I’m a fan of social media…of the opportunity it offers us to share this thing we call life. What I’m not a fan of, is the opportunity it gives others to hurt, to bully, to attack…this is where the danger is…and this is what the issue is.

Is the fact that people some of us know and love have been so emotionally hurt by online bullies that they couldn’t deal with their reality anymore and took their own lives just to be rid of it not enough for people with only half a heart (or less) to stop and consider the fact that their fake profiles and nasty words to people they don’t even know is damaging and dangerous? This is a serious issue.
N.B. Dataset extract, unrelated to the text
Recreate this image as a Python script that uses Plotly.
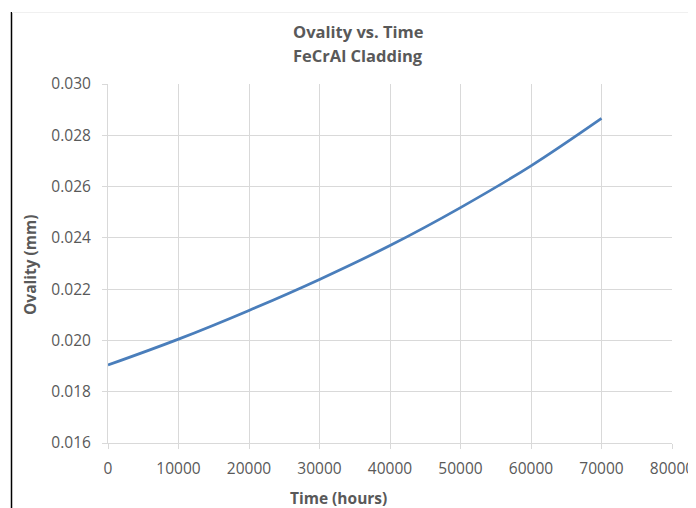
import plotly.graph_objects as go

time_hours = [0, 10000, 20000, 30000, 40000, 50000, 60000, 70000]
ovality_mm = [0.01904, 0.02005, 0.02117, 0.02238, 0.02370, 0.02518, 0.02681, 0.02866]

# page has an 8px body margin, so the figure is drawn 8px smaller and offset
OFF = 8
W, H = 696 - OFF, 508 - OFF
ml, mr, mt, mb = 108 - OFF, 24, 84 - OFF, 65
pw = W - ml - mr
ph = H - mt - mb

font = "Open Sans, Liberation Sans, sans-serif"
gray = "#595959"

fig = go.Figure()
fig.add_trace(go.Scatter(x=time_hours, y=ovality_mm, mode="lines",
                         line=dict(color="#4A7EBB", width=2.75, shape="spline", smoothing=1.0),
                         showlegend=False, hoverinfo="x+y"))

fig.update_layout(
    width=W, height=H,
    margin=dict(l=ml, r=mr, t=mt, b=mb, autoexpand=False),
    paper_bgcolor="white", plot_bgcolor="white",
    font=dict(family=font, color=gray, size=15),
    xaxis=dict(range=[0, 80000], dtick=10000, tick0=0, showgrid=True, gridcolor="#d9d9d9",
               gridwidth=1, showline=True, linecolor="#d9d9d9", ticks="outside",
               ticklen=5, tickcolor="#d9d9d9", zeroline=False, tickformat="d",
               automargin=False, ticklabelstandoff=6,
               tickfont=dict(size=15.5, color=gray, family=font)),
    yaxis=dict(range=[0.016, 0.030], dtick=0.002, tick0=0.016, showgrid=True,
               gridcolor="#d9d9d9", gridwidth=1, showline=True, linecolor="#d9d9d9",
               ticks="outside", ticklen=5, tickcolor="#d9d9d9", zeroline=False,
               automargin=False, ticklabelstandoff=8,
               tickformat=".3f", tickfont=dict(size=15.5, color=gray, family=font)),
)

def px_x(p):
    return (p - OFF - ml) / pw

def px_y(p):
    return (H - mb - (p - OFF)) / ph

fig.add_annotation(text="<b>Ovality vs. Time</b>", x=px_x(358), y=px_y(32), xref="paper", yref="paper",
                   showarrow=False, font=dict(size=16.5, color=gray, family=font), xanchor="center", yanchor="middle")
fig.add_annotation(text="<b>FeCrAl Cladding</b>", x=px_x(358), y=px_y(55), xref="paper", yref="paper",
                   showarrow=False, font=dict(size=16.5, color=gray, family=font), xanchor="center", yanchor="middle")
fig.add_annotation(text="<b>Time (hours)</b>", x=px_x(338), y=px_y(498), xref="paper", yref="paper",
                   showarrow=False, font=dict(size=15.5, color=gray, family=font), xanchor="center", yanchor="middle")
fig.add_annotation(text="<b>Ovality (mm)</b>", x=px_x(30), y=px_y(265), xref="paper", yref="paper",
                   showarrow=False, textangle=-90, font=dict(size=15.5, color=gray, family=font),
                   xanchor="center", yanchor="middle")

fig.add_shape(type="line", xref="paper", yref="paper", x0=px_x(11.5), x1=px_x(11.5),
              y0=px_y(12), y1=px_y(508), line=dict(color="black", width=1.5))
fig.add_shape(type="line", xref="paper", yref="paper", x0=px_x(12), x1=px_x(696),
              y0=px_y(12.5), y1=px_y(12.5), line=dict(color="#f0f0f0", width=1))

fig.write_html("out.html")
At home and worldwide…it’s called “the worldwide web” after all…It’s a pandemic and it’s spreading. Some are clearly not coming out of it alive.

A couple of attempts at upsetting me can’t derail me or my dreams. But this issue is bigger than me and my saving goals and the jeans I fit and whether or not I buy a top vs. a ticket…we have teenagers in schools being txt bullied to the point they would rather not be alive anymore, we have online bullies who cause so much damage and yet they think it’s a game.

If I can do one thing that is positive in this space I will. I acknowledge a couple of ‘trolls’ who are dedicated to upsetting Fashionistafail, out of  the thousands who support me, and I say ‘good luck’ to them. I appreciate your attention. I appreciate your time, and your energy. I will try and set an example of life in the REAL world vs. life online…and show that although there is crossover, they are NOT one and the same…What I wear in my #outfitoftheday Instagram photos are clothes. What I DO on a daily basis is what matters.

Here is to REAL life. To living in the real world, away from online. To accomplishing dreams, being with family and friends while being off our phones. To knowing our worth and for taking a compliment from those who find our happiness and success annoying…It only means we are on the right track.

I love watching others live their dreams…may we see more of THAT online, and may bullies RIP.

So much love and positive vibes to you all…If you want positivity to spread online, share it!